Interference starts a century or two after Semiosis finished, with the launching of a second human mission to Pax in order to try and regain contact with the first. Inevitably, therefore, much of the meat of the book revolves around the response to their arrival and the relationship dynamics between native lifeforms, the first alien settlers (the Glassmakers of Semiosis) and the two separate human factions (the original human settlers and the new expedition). Unfortunately for me, that means that Interference has much less of the ecological discovery that I found so fascinating from the first book, and much more of the politics that I found less enthralling; things have inevitably changed to the ecology in the intervening centuries, and there is a brief mission of exploration to another continent, but overall the more scientific elements of the plot are certainly much less prevalent.

Something else that has altered is that the chapters are no longer spaced so far apart chronologically, with many even following on directly from the last. This is something that has greatly helped to alleviate Semiosis' greatest weakness: the fact that the small amount of conflict between characters seemed to appear out of nowhere, with no real foreshadowing. When the plot jumped ahead an entire generation, changes to the society that might have taken years to develop were suddenly thrust upon the reader all at once, and the decisions made by characters that were influenced by those changes often felt very arbitrary indeed.

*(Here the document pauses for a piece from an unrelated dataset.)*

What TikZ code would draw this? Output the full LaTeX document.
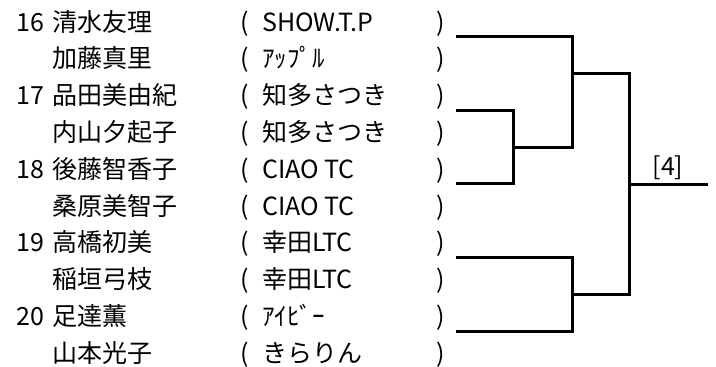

That is not to say that Interference does not suffer from some fairly arbitrary character decisions - much of the behaviour of key characters once again seems to be deliberately written to provoke conflict and there are some very odd decisions being made - but much of the plotting does seem to have some logic behind it, even if it does not necessarily follow a form that would make sense to most sane individuals.

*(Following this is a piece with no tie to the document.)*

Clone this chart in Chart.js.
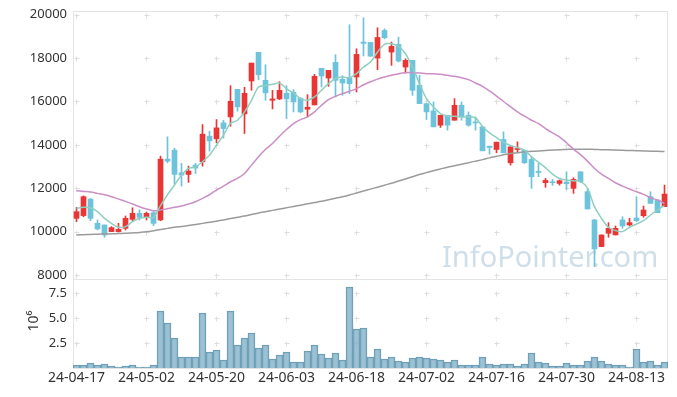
<!DOCTYPE html>
<html>
<head>
<meta charset="utf-8">
<script src="https://cdn.jsdelivr.net/npm/chart.js@4.4.1/dist/chart.umd.min.js"></script>
<style>
  body { margin: 0; background: #fff; }
  #wrap { position: relative; width: 677px; height: 397px; }
  #price { position: absolute; left: 0; top: 0; }
  #volume { position: absolute; left: 0; top: 270px; }
</style>
</head>
<body>
<div id="wrap">
  <canvas id="price" width="677" height="290"></canvas>
  <canvas id="volume" width="677" height="127"></canvas>
</div>
<script>
// trading days
const dates = [
  '24-04-17','24-04-18','24-04-19','24-04-22','24-04-23','24-04-24','24-04-25','24-04-26','24-04-29','24-04-30',
  '24-05-02','24-05-03','24-05-07','24-05-08','24-05-09','24-05-10','24-05-13','24-05-14','24-05-16','24-05-17',
  '24-05-20','24-05-21','24-05-22','24-05-23','24-05-24','24-05-27','24-05-28','24-05-29','24-05-30','24-05-31',
  '24-06-03','24-06-04','24-06-05','24-06-07','24-06-10','24-06-11','24-06-12','24-06-13','24-06-14','24-06-17',
  '24-06-18','24-06-19','24-06-20','24-06-21','24-06-24','24-06-25','24-06-26','24-06-27','24-06-28','24-07-01',
  '24-07-02','24-07-03','24-07-04','24-07-05','24-07-08','24-07-09','24-07-10','24-07-11','24-07-12','24-07-15',
  '24-07-16','24-07-17','24-07-18','24-07-19','24-07-22','24-07-23','24-07-24','24-07-25','24-07-26','24-07-29',
  '24-07-30','24-07-31','24-08-01','24-08-02','24-08-05','24-08-06','24-08-07','24-08-08','24-08-09','24-08-12',
  '24-08-13','24-08-14','24-08-16','24-08-19','24-08-20'
];

const opens = [
  10613,10740,11500,10383,10307,10000,10000,10153,10567,10843,
  10644,10874,10537,13342,13756,12713,12637,13066,13220,14400,
  14277,15013,15289,16560,15427,16945,18263,16975,16056,16117,
  16377,16423,16147,15642,15841,17527,17082,17803,17021,17082,
  17128,18738,18723,18000,19275,18278,18631,17588,17895,16745,
  15902,15565,14906,15365,15136,15826,15365,15059,14830,13940,
  13787,14246,13173,13786,13756,13327,12775,12254,12300,12223,
  12284,11993,12760,11840,10537,9310,9923,9847,10537,10307,
  10629,10736,11610,11456,11150
];
const highs = [
  11119,11650,11530,10537,10307,10230,10383,10720,11100,10997,
  10905,10920,13480,14370,13848,13143,13020,13143,14936,14630,
  15166,15135,16730,16560,16653,17770,18263,17695,16515,16914,
  16730,16546,16178,16316,17250,17527,17435,18156,17190,19535,
  18431,19857,18723,19400,19350,18738,18968,17972,17895,17205,
  15902,15979,15365,15365,16132,15979,15519,15289,14830,13940,
  14124,14600,13909,14140,13756,13450,13143,12453,12407,12380,
  12760,12483,12760,11993,10567,9847,10414,10260,10690,10613,
  11610,11180,11840,11456,12146
];
const lows = [
  10460,10690,10500,10077,9740,10000,9980,10077,10506,10537,
  10537,10276,10506,13173,12190,12100,12270,12683,13020,13710,
  14093,14307,14860,15550,14522,16515,17000,16055,15657,16086,
  15212,15519,15473,15289,15841,16668,16700,16208,16285,16362,
  16438,18100,18079,17466,18890,17665,17818,17312,16285,15902,
  15166,14830,14800,14677,15136,15136,14860,14677,13725,13572,
  13633,13633,13066,13680,13143,11993,12530,12040,12131,12146,
  11947,11763,12254,11043,8390,9310,9740,9847,10153,10261,
  10460,10660,11303,10874,11150
];
const closes = [
  10920,11610,10613,10123,9847,10184,10107,10613,10843,10660,
  10843,10383,13342,13250,12640,12606,12790,12928,14490,14185,
  14783,14752,16010,15750,16377,17770,17234,16400,16117,16515,
  16117,15979,15519,15733,17159,17174,17435,16975,16853,16822,
  18171,18677,18090,18950,18937,18539,17864,17895,16515,15902,
  15519,14830,15365,14906,15826,15289,14906,15013,13725,13878,
  14124,13633,13909,13832,13173,12530,12729,12361,12254,12346,
  12207,12407,12300,11043,9203,9847,10153,10153,10261,10414,
  10506,10997,11303,10874,11732
];

// moving average lines
const maShort = [
  11073,11119,11100,10920,10613,10383,10200,10230,10460,10613,
  10660,10660,11200,11700,12150,12600,12913,12990,13220,13526,
  13986,14446,14982,15135,15519,16055,16668,16740,16791,16853,
  16592,16393,16132,16055,16208,16515,16822,17052,17128,17098,
  17282,17588,17818,18278,18631,18661,18539,18202,17588,16822,
  16132,15750,15442,15335,15320,15289,15289,15240,14850,14550,
  14338,14124,13970,13879,13756,13450,13200,12950,12650,12450,
  12380,12340,12320,12000,11150,10613,10200,10046,10000,10200,
  10353,10506,10767,10997,11200
];
const maMid = [
  11886,11855,11824,11763,11700,11610,11500,11395,11272,11150,
  11042,10966,10997,11058,11119,11180,11272,11380,11533,11700,
  11916,12100,12300,12453,12683,13066,13450,13800,14062,14400,
  14706,14982,15166,15289,15519,15825,16086,16240,16362,16470,
  16592,16770,16910,17030,17128,17205,17282,17327,17327,17312,
  17282,17282,17250,17205,17160,17098,17006,16853,16700,16485,
  16250,16000,15760,15520,15320,15135,14982,14752,14553,14370,
  14100,13800,13550,13250,12913,12652,12453,12253,12100,11962,
  11840,11717,11564,11456,11303
];
const maLong = [
  9850,9860,9870,9880,9890,9900,9910,9920,9940,9960,
  9990,10040,10100,10150,10200,10240,10280,10330,10380,10430,
  10480,10540,10600,10660,10720,10790,10860,10920,10980,11040,
  11100,11160,11220,11280,11340,11400,11470,11540,11610,11690,
  11780,11870,11960,12050,12140,12230,12330,12430,12530,12630,
  12720,12810,12890,12970,13040,13110,13180,13250,13320,13400,
  13470,13540,13600,13640,13680,13700,13720,13740,13760,13780,
  13790,13800,13800,13800,13790,13780,13770,13760,13750,13740,
  13730,13720,13710,13700,13690
];

// volume in millions
const volumes = [
  0.3,0.3,0.5,0.3,0.4,0.2,0.1,0.2,0.3,0.1,
  0.1,0.3,5.7,4.5,3.0,1.1,1.1,1.1,5.5,1.6,
  1.8,0.8,5.7,2.3,3.0,3.5,2.0,2.3,0.9,1.3,
  1.6,0.6,0.6,1.7,2.3,1.4,1.0,1.5,0.8,8.1,
  3.9,4.0,1.1,1.9,0.9,1.1,0.7,0.6,1.0,1.1,
  1.0,0.9,0.8,0.6,0.8,0.3,0.3,0.3,1.1,0.4,
  0.3,0.4,0.4,0.2,0.4,1.5,0.6,0.5,0.2,0.2,
  0.5,0.3,0.3,0.7,1.1,0.7,0.4,0.3,0.3,0.1,
  1.9,0.6,0.7,0.3,0.6
];

const priceTicks = [8000, 10000, 12000, 14000, 16000, 18000, 20000];
const volumeTicks = [2.5, 5.0, 7.5];
const labelEvery = 10;

const upColor = '#ea3535';
const downColor = '#6cc3db';
const candleColors = closes.map((c, i) => c >= opens[i] ? upColor : downColor);
const font = 'Noto Sans';

// fixed axis width, and stop the tick labels from pushing the plot area in
function fixLeftAxis(s) {
  s.width = 73;
  s.paddingTop = 0;
  s.paddingBottom = 0;
}

// border box + little "+" marks where the grid lines would cross
const gridMarks = {
  id: 'gridMarks',
  beforeDatasetsDraw(chart, args, opts) {
    const { ctx, chartArea: a, scales } = chart;
    ctx.save();
    ctx.strokeStyle = '#e4e4e4';
    ctx.lineWidth = 1;
    ctx.strokeRect(a.left + 0.5, a.top + 0.5, a.right - a.left - 1, a.bottom - a.top);
    ctx.strokeStyle = '#dedede';
    opts.values.forEach(v => {
      const py = Math.round(scales.y.getPixelForValue(v)) + 0.5;
      for (let i = 0; i < dates.length; i += labelEvery) {
        const px = Math.floor(scales.x.getPixelForValue(i)) + 0.5;
        ctx.beginPath();
        ctx.moveTo(px - 2, py); ctx.lineTo(px + 3, py);
        ctx.moveTo(px, py - 2); ctx.lineTo(px, py + 3);
        ctx.stroke();
      }
    });
    if (opts.watermark) {
      ctx.font = '29px "' + font + '"';
      ctx.fillStyle = 'rgba(175, 202, 218, 0.6)';
      ctx.textBaseline = 'alphabetic';
      ctx.fillText(opts.watermark, 442, 267);
    }
    if (opts.title) {
      ctx.translate(38, 51);
      ctx.rotate(-Math.PI / 2);
      ctx.font = '14px "' + font + '"';
      ctx.fillStyle = '#333';
      ctx.textAlign = 'center';
      ctx.fillText(opts.title, 0, 0);
    }
    ctx.restore();
  }
};

const priceChart = new Chart(document.getElementById('price'), {
  type: 'bar',
  data: {
    labels: dates,
    datasets: [
      { type: 'line', data: maShort, borderColor: '#8fcfc0', borderWidth: 1.5, pointRadius: 0, tension: 0.3, order: 0 },
      { type: 'line', data: maMid, borderColor: '#cb8ec6', borderWidth: 1.5, pointRadius: 0, tension: 0.3, order: 0 },
      { type: 'line', data: maLong, borderColor: '#9b9b9b', borderWidth: 1.5, pointRadius: 0, tension: 0.3, order: 0 },
      // wicks
      { data: lows.map((l, i) => [l, highs[i]]), backgroundColor: candleColors, barThickness: 1, grouped: false, order: 2 },
      // bodies
      { data: opens.map((o, i) => [o, closes[i]]), backgroundColor: candleColors, barThickness: 5, grouped: false, minBarLength: 1, order: 1 }
    ]
  },
  options: {
    responsive: false,
    animation: false,
    events: [],
    layout: { padding: { top: 11, right: 9, bottom: 11, left: 0 } },
    plugins: {
      legend: { display: false },
      tooltip: { enabled: false },
      gridMarks: { values: priceTicks, watermark: 'InfoPointer.com' }
    },
    scales: {
      x: { display: false, offset: true },
      y: {
        min: 7816,
        max: 20171,
        afterBuildTicks: s => { s.ticks = priceTicks.map(v => ({ value: v })); },
        afterFit: fixLeftAxis,
        grid: { display: false, drawTicks: false },
        border: { display: false },
        ticks: { color: '#333', padding: 6, font: { family: font, size: 13 }, callback: v => String(v) }
      }
    }
  },
  plugins: [gridMarks]
});

const volumeChart = new Chart(document.getElementById('volume'), {
  type: 'bar',
  data: {
    labels: dates,
    datasets: [{
      data: volumes,
      backgroundColor: 'rgba(128, 176, 199, 0.78)',
      borderColor: '#6c9db5',
      borderWidth: 1,
      barPercentage: 1,
      categoryPercentage: 1
    }]
  },
  options: {
    responsive: false,
    animation: false,
    events: [],
    layout: { padding: { top: 9, right: 9, bottom: 0, left: 0 } },
    plugins: {
      legend: { display: false },
      tooltip: { enabled: false },
      gridMarks: { values: volumeTicks, title: '10\u2076' }
    },
    scales: {
      x: {
        offset: true,
        afterFit: s => { s.height = 29; },
        grid: { display: false, drawTicks: false },
        border: { display: false },
        ticks: {
          autoSkip: false,
          maxRotation: 0,
          padding: 2,
          color: '#333',
          font: { family: font, size: 14 },
          callback: (v, i) => i % labelEvery === 0 ? dates[i] : ''
        }
      },
      y: {
        min: 0,
        max: 8.9,
        afterBuildTicks: s => { s.ticks = volumeTicks.map(v => ({ value: v })); },
        afterFit: fixLeftAxis,
        grid: { display: false, drawTicks: false },
        border: { display: false },
        ticks: { color: '#333', padding: 6, font: { family: font, size: 13 }, callback: v => v.toFixed(1) }
      }
    }
  },
  plugins: [gridMarks]
});
</script>
</body>
</html>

The changes in subject matter and overall tone means that Interference has far less of the brilliance of its predecessor, but where that has been lost, much in the way of consistency has been gained. There are still fascinating ecological mysteries present and I enjoyed reading it. On its own I think it stands up as a solid sci-fi novel, I just can't help but wonder what kind of a sequel a different mix of the elements of Semiosis might have created. Just like its predecessor, Interference is at that strange crossroads of having some brilliant ideas, just not quite being able to assemble them together into as pleasing a whole as would be hoped.